8月10日に出版された「地獄の底は頭の上」を献上する奉納式が8月29日、軍艦島デジタルミュージアム(長崎市松が枝町)内にある端島神社で執り行われた。
同作は、ユネスコ世界文化遺産「明治日本の産業革命遺産」の構成資産の一つで軍艦島近くにある旧高島炭鉱(長崎市高島町)に勤務していた元鉱員・岩﨑健典さんの体験をつづったノンフィクション。岩﨑さんの長女で、ふんどし専門店「TeRAYA」(大浦町)の店主・かのこゆりさんに1年前から語ったものを書籍化したという。
奉納式は、神社の方式に従い、二礼二拍手一礼で始まった。その後、岩崎さんが本を献上、軍艦島デジタルミュージアムの久遠龍史社長が祝詞を読み上げ、二礼二拍手一礼で終了した。
その後、本の出版記念会見に応じた岩崎さん。記者会見は娘のかのこさんが仕掛けたサプライズだったという。かのこさんは「父が会場に入って小声で『これどうなっているの?』と困っていた」と、ほほ笑みながら裏話を明かす。
出版した本について、岩崎さんは「特別誰かに読んでほしいなどはない。ただ、頑固な自分が真面目に一生懸命頑張った人生(についてつづった同書)を読み、感じてもらえればそれでいいと思う。出し尽くした」と話す。
かのこさんは「子どもの頃から父は大変な仕事をしているということは知っていたが、本を製作する際、今まで聞かなかった話を知ることができた。生きているうちに聞けてよかった。本の後書きの日付は5月12日で、初版は7月15日だが、5月は母の命日、7月は結婚記念日。家族4人、犬たちと、家族総出演の話になった」と話す。

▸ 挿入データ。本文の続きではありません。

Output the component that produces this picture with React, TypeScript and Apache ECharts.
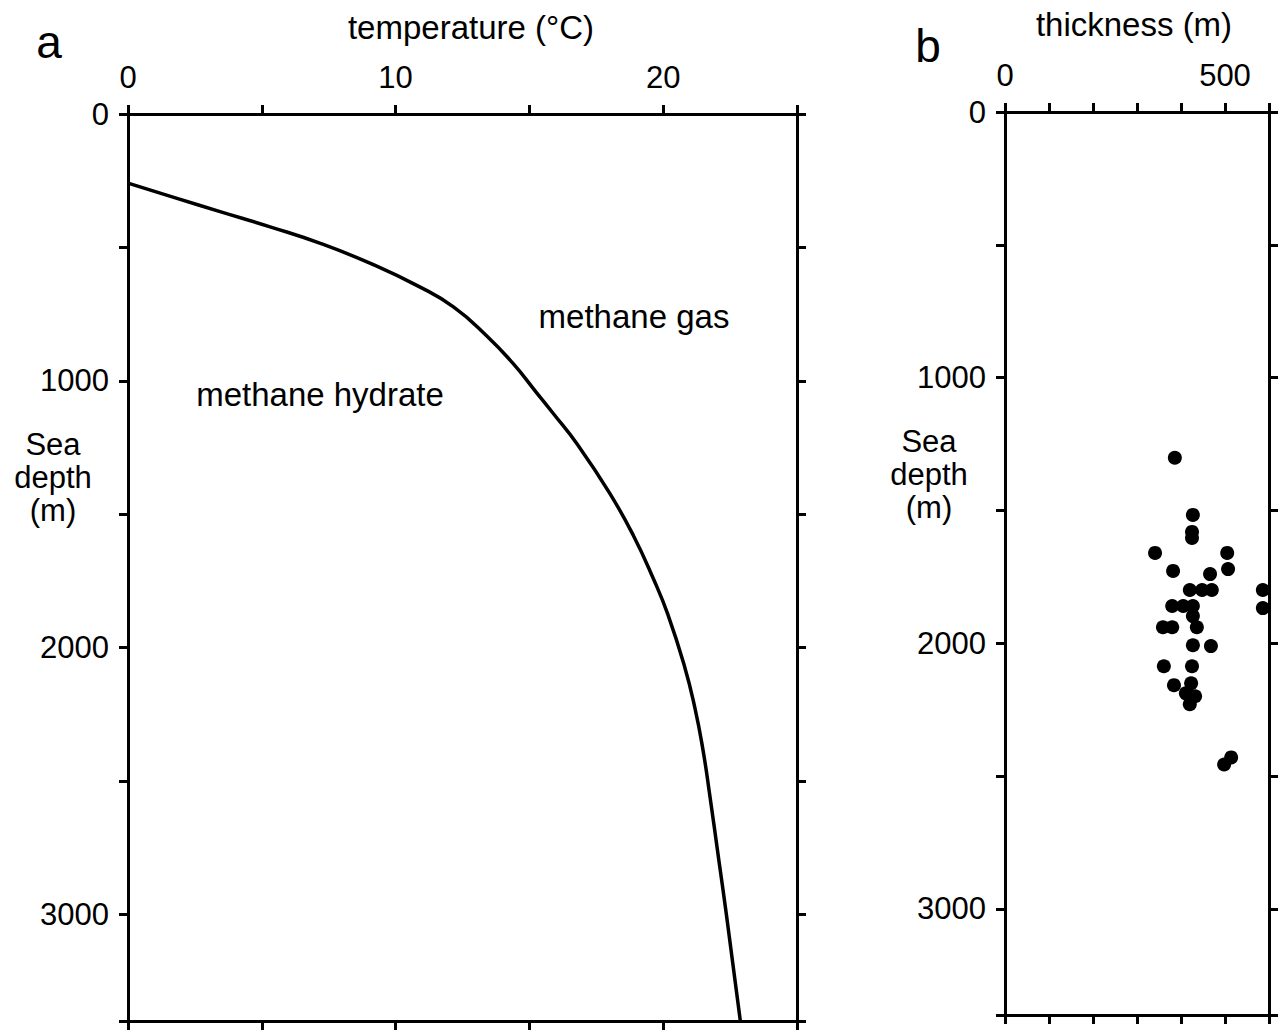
import React, { useEffect, useRef } from "react";
import * as echarts from "echarts";

// Panel a: methane hydrate stability boundary (temperature °C vs sea depth m)
const boundaryTemperature = [
  0, 1.83, 3.44, 5.31, 7.19, 9.06, 10.9, 12.16, 13.38, 14.38, 15.28, 15.87, 16.81, 18.01,
  18.88, 19.65, 20.17, 20.79, 21.18, 21.48, 21.73, 22.09, 22.36, 22.88,
];
const boundaryDepth = [
  259, 316, 366, 423, 485, 560, 648, 723, 829, 934, 1046, 1120, 1241, 1423,
  1579, 1746, 1875, 2068, 2224, 2380, 2546, 2805, 3000, 3398,
];

// Panel b: hydrate layer thickness (m) vs sea depth (m)
const thicknessValues = [
  386, 427, 425, 425, 341, 505, 382, 466, 507, 420, 448, 470, 586, 380, 405, 427,
  586, 427, 359, 380, 436, 427, 468, 361, 425, 384, 423, 411, 432, 420, 498, 514,
];
const thicknessDepth = [
  1302, 1517, 1581, 1604, 1660, 1660, 1728, 1740, 1721, 1800, 1800, 1800, 1800, 1860, 1860, 1860,
  1868, 1898, 1940, 1940, 1940, 2008, 2011, 2087, 2087, 2158, 2151, 2189, 2200, 2230, 2457, 2430,
];

const tempTicks = { min: 0, max: 25, interval: 5, labelEvery: 10 };
const thickTicks = { min: 0, max: 600, interval: 100, labelEvery: 500 };
const depthTicks = { min: 0, max: 3400, interval: 500, labelEvery: 1000 };
const yTitleLines = ["Sea", "depth", "(m)"];

const FONT = "'Liberation Sans', Arial, Helvetica, sans-serif";

export default function App() {
  const ref = useRef<HTMLDivElement>(null);

  useEffect(() => {
    document.body.style.margin = "0";
    if (!ref.current) return;
    const chart = echarts.init(ref.current, undefined, { renderer: "svg" });

    const axisLine = { show: true, onZero: false, lineStyle: { color: "#000", width: 3 } };
    const axisTick = { show: true, length: 9, lineStyle: { color: "#000", width: 3 } };
    const labelStyle = { color: "#000", fontSize: 31, fontFamily: FONT };

    const mkX = (grid: number, pos: "top" | "bottom", t: any, showLabel: boolean) => ({
      type: "value",
      gridIndex: grid,
      position: pos,
      min: t.min,
      max: t.max,
      interval: t.interval,
      axisLine,
      axisTick,
      splitLine: { show: false },
      axisLabel: {
        show: showLabel,
        ...labelStyle,
        margin: 21,
        formatter: (v: number) => (v % t.labelEvery === 0 ? String(v) : ""),
      },
    });
    const mkY = (grid: number, pos: "left" | "right", t: any, showLabel: boolean) => ({
      type: "value",
      gridIndex: grid,
      position: pos,
      inverse: true,
      min: t.min,
      max: t.max,
      interval: t.interval,
      axisLine,
      axisTick,
      splitLine: { show: false },
      axisLabel: {
        show: showLabel,
        ...labelStyle,
        margin: 19,
        formatter: (v: number) => (v % t.labelEvery === 0 ? String(v) : ""),
      },
    });

    const txt = (x: number, y: number, text: string, size = 33) => ({
      type: "text",
      x,
      y,
      style: {
        text,
        fill: "#000",
        font: `${size}px ${FONT}`,
        textAlign: "center",
        textVerticalAlign: "middle",
      },
    });

    const yTitle = (cx: number, cy: number) =>
      yTitleLines.map((line, i) => txt(cx, cy + (i - 1) * 33, line, 31));

    chart.setOption({
      animation: false,
      backgroundColor: "#fff",
      textStyle: { fontFamily: FONT, color: "#000" },
      grid: [
        { left: 128, top: 114, width: 669, height: 907 },
        { left: 1005, top: 112, width: 264, height: 903 },
      ],
      xAxis: [
        mkX(0, "top", tempTicks, true),
        mkX(0, "bottom", tempTicks, false),
        mkX(1, "top", thickTicks, true),
        mkX(1, "bottom", thickTicks, false),
      ],
      yAxis: [
        mkY(0, "left", depthTicks, true),
        mkY(0, "right", depthTicks, false),
        mkY(1, "left", depthTicks, true),
        mkY(1, "right", depthTicks, false),
      ],
      series: [
        {
          type: "line",
          xAxisIndex: 0,
          yAxisIndex: 0,
          data: boundaryTemperature.map((t, i) => [t, boundaryDepth[i]]),
          smooth: 0.5,
          showSymbol: false,
          lineStyle: { color: "#000", width: 3.5 },
        },
        {
          type: "scatter",
          xAxisIndex: 2,
          yAxisIndex: 2,
          data: thicknessValues.map((t, i) => [t, thicknessDepth[i]]),
          symbol: "circle",
          symbolSize: 14,
          itemStyle: { color: "#000", opacity: 1 },
        },
      ],
      graphic: [
        txt(49, 42, "a", 46),
        txt(928, 46, "b", 46),
        txt(471, 27, "temperature (°C)", 33),
        txt(1134, 24, "thickness (m)", 33),
        ...yTitle(53, 477),
        ...yTitle(929, 474),
        txt(634, 316, "methane gas", 33),
        txt(320, 394, "methane hydrate", 33),
      ],
    });

    return () => chart.dispose();
  }, []);

  return <div ref={ref} style={{ width: 1286, height: 1031 }} />;
}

岩崎さんは「生まれて史上最大の花束をもらって、汗をかいた。参った参った、もうお昼寝の時間だ」と話し会場を後にした。
ミュージアムには岩崎さんが寄贈したつるはしや作業靴、50キロを超える巨大な石炭など約10点が展示されているほか、岩崎さんが軍艦島に上陸した際のインタビュー映像を見ることができる。
新書版サイズ、96ページ。価格は999円(データ本は777円)。インターネット書店「テラヤ書房」で販売するほか、9月1日からTeRAYA、軍艦島デジタルミュージアムなどで取り扱う。